Given records =
╭──

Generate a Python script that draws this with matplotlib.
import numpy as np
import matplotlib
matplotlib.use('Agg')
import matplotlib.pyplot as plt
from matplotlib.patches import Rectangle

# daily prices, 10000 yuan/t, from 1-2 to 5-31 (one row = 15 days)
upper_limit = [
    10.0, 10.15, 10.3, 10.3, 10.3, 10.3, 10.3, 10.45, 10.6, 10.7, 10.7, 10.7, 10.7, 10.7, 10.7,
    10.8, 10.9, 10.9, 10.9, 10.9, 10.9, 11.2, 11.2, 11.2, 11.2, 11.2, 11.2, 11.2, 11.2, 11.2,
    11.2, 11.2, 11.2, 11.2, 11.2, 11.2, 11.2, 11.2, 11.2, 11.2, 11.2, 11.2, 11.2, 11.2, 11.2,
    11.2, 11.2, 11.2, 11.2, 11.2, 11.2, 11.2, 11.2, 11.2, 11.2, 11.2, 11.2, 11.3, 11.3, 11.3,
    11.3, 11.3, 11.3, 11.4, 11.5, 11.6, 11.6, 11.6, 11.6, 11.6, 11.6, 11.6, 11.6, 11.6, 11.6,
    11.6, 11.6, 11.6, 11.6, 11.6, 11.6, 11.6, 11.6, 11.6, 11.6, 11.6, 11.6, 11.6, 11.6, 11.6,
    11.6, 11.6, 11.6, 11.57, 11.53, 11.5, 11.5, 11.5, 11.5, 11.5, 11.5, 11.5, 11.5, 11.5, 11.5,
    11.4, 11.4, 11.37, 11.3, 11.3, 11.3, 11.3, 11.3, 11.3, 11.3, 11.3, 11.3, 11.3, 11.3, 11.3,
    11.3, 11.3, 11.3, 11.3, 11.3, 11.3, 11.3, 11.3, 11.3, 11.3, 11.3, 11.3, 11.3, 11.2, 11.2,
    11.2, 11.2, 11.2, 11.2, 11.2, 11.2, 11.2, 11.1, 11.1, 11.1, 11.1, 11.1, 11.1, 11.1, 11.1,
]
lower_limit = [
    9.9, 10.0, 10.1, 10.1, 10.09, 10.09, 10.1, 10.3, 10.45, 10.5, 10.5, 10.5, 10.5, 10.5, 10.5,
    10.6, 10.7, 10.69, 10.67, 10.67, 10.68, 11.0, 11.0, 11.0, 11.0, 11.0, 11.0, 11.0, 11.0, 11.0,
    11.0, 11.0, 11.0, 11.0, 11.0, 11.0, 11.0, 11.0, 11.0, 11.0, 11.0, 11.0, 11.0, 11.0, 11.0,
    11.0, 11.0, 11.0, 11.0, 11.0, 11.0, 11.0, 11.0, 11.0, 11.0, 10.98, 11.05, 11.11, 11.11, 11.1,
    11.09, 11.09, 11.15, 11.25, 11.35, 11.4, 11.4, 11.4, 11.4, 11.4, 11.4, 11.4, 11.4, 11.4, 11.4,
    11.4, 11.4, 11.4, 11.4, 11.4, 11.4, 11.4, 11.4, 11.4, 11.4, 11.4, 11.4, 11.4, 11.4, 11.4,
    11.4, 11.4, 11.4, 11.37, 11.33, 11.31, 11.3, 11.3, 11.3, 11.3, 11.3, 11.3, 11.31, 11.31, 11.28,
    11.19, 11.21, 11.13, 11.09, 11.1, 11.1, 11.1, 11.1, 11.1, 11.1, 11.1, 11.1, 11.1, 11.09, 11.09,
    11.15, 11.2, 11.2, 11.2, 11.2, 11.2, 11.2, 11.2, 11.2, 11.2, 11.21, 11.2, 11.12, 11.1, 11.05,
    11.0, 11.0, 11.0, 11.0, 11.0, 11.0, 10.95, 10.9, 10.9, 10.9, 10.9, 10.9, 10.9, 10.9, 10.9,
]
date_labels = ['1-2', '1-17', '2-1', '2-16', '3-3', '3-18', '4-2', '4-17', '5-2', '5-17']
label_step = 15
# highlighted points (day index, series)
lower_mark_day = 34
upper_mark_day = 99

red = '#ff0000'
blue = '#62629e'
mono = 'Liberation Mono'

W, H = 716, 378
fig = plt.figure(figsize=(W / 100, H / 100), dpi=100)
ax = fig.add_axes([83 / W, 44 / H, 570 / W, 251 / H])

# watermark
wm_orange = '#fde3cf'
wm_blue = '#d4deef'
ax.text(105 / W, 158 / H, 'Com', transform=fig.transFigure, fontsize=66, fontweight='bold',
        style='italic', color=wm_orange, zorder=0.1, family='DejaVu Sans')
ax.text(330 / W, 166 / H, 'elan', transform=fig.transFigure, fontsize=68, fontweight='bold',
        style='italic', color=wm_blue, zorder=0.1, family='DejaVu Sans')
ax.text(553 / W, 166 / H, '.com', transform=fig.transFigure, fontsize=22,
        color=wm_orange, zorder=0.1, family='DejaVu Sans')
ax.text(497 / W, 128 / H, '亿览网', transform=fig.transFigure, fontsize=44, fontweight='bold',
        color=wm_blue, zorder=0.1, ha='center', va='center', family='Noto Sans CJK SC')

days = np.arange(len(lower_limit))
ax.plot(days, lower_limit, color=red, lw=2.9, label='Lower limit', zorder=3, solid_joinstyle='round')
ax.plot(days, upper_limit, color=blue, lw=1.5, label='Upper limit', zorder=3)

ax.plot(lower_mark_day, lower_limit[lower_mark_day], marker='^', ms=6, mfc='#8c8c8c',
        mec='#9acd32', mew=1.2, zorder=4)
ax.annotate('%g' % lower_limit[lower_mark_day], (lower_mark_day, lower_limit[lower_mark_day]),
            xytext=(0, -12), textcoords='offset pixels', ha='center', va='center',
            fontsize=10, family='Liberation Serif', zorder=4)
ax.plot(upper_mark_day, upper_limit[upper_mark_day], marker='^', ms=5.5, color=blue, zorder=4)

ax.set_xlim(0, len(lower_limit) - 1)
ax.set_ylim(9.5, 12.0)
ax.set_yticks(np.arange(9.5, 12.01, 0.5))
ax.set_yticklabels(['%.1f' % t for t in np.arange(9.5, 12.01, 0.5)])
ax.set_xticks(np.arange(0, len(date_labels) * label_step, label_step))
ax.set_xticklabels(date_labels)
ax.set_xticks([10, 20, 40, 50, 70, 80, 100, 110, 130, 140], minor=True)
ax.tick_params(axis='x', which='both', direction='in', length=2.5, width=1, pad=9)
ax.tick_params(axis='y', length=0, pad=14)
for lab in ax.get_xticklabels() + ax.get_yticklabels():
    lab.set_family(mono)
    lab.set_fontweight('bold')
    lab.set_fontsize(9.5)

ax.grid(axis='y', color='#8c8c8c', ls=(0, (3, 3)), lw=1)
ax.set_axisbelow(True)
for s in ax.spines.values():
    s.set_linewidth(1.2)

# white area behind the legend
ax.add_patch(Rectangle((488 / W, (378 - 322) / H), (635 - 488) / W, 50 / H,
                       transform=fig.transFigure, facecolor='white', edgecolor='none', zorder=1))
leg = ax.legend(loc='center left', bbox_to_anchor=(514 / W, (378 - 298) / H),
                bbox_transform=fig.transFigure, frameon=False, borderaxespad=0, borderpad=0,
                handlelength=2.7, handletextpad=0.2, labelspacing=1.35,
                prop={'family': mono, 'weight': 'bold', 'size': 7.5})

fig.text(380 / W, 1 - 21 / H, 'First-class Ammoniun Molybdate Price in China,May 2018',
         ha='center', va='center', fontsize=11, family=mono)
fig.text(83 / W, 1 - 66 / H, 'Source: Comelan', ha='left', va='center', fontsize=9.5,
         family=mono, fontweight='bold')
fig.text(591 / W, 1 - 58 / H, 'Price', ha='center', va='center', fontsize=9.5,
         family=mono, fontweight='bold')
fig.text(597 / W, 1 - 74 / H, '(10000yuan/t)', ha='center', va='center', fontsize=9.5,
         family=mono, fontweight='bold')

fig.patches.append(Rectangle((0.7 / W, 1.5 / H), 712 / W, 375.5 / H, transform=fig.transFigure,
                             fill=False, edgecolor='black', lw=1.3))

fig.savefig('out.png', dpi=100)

╰──
╭──

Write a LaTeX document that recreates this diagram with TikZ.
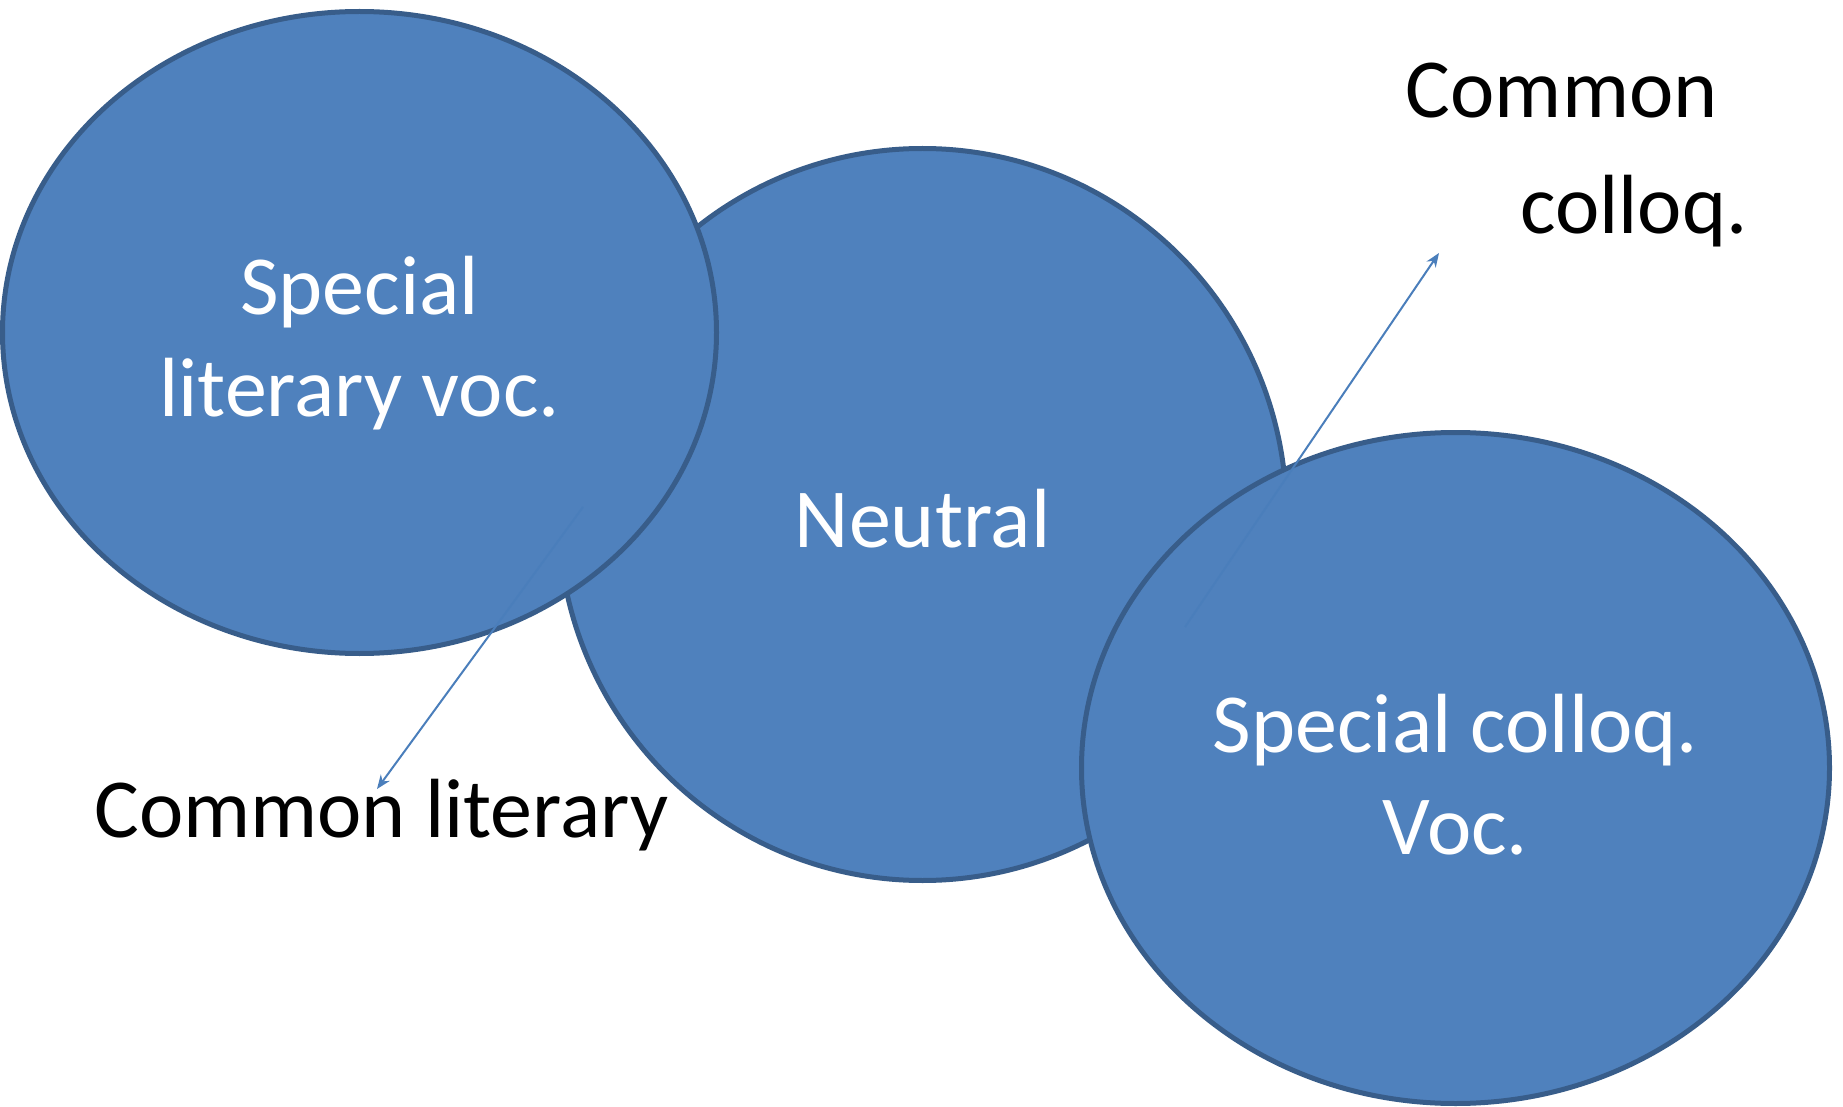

╰──
╭──

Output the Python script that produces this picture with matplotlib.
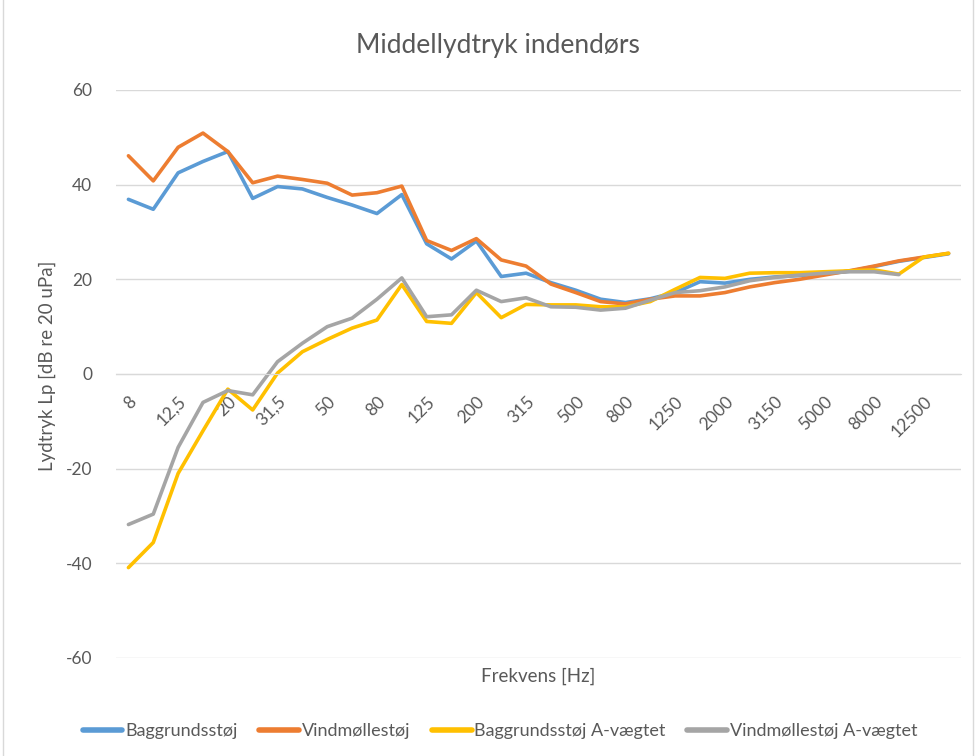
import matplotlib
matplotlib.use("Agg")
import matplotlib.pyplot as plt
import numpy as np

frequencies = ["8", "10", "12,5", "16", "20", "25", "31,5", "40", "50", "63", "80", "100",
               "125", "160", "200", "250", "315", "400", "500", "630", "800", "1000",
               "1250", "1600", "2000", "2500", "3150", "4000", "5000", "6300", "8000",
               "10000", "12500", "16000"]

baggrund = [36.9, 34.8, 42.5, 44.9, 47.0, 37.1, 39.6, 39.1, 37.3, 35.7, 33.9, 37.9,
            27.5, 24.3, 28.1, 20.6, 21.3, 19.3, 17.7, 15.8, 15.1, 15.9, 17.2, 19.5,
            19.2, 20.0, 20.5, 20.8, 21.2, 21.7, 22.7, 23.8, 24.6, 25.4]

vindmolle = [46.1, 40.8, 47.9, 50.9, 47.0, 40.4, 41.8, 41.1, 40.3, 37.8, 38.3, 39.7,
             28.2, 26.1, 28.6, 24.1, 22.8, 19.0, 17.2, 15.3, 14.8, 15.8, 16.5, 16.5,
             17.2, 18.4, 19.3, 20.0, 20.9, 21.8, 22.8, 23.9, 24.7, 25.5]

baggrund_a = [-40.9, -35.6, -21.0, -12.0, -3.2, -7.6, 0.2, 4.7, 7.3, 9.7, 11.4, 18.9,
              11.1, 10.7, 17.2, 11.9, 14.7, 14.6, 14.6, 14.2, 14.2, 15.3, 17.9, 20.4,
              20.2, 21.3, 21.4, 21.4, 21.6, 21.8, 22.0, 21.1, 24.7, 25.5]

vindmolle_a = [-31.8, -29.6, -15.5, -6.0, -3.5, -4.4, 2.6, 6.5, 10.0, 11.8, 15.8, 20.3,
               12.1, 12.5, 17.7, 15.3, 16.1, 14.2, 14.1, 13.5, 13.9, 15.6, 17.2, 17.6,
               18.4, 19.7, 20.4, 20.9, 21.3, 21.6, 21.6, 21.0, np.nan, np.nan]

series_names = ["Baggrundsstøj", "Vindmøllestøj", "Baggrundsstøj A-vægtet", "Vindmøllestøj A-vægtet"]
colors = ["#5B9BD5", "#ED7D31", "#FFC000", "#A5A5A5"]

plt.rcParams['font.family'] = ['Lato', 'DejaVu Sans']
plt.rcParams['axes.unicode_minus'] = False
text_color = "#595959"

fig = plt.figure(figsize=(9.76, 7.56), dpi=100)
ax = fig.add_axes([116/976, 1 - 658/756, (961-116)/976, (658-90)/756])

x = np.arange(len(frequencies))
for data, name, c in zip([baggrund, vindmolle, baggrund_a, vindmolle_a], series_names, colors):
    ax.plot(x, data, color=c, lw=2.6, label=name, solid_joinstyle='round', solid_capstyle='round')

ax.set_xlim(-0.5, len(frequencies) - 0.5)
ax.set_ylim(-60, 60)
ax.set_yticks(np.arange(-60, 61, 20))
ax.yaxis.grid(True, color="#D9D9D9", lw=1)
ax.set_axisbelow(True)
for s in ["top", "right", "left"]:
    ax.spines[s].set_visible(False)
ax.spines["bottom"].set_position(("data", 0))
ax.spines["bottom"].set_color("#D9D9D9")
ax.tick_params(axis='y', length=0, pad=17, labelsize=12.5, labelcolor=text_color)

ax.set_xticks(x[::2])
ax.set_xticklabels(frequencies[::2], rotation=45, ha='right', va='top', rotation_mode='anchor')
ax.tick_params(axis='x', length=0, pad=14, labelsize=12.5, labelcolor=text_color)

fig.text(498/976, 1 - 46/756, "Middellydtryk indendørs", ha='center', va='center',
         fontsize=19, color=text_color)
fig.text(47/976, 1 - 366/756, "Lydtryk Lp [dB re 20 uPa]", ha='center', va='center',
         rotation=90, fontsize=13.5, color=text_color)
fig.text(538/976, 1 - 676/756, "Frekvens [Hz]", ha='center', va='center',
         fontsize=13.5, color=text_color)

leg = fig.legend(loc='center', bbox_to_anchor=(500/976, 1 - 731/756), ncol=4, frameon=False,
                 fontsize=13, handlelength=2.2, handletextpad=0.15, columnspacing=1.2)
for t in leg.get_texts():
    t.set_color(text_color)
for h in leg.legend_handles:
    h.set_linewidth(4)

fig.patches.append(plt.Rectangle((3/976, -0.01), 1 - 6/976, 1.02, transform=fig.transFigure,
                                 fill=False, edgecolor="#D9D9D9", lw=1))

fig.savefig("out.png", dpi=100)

╰──

What this task involves = Reproduce only the lines from the one containing "Generate a Python" through the one containing "from matplotlib.patches import Rectangle", inclusive of both.

The output =
Generate a Python script that draws this with matplotlib.
import numpy as np
import matplotlib
matplotlib.use('Agg')
import matplotlib.pyplot as plt
from matplotlib.patches import Rectangle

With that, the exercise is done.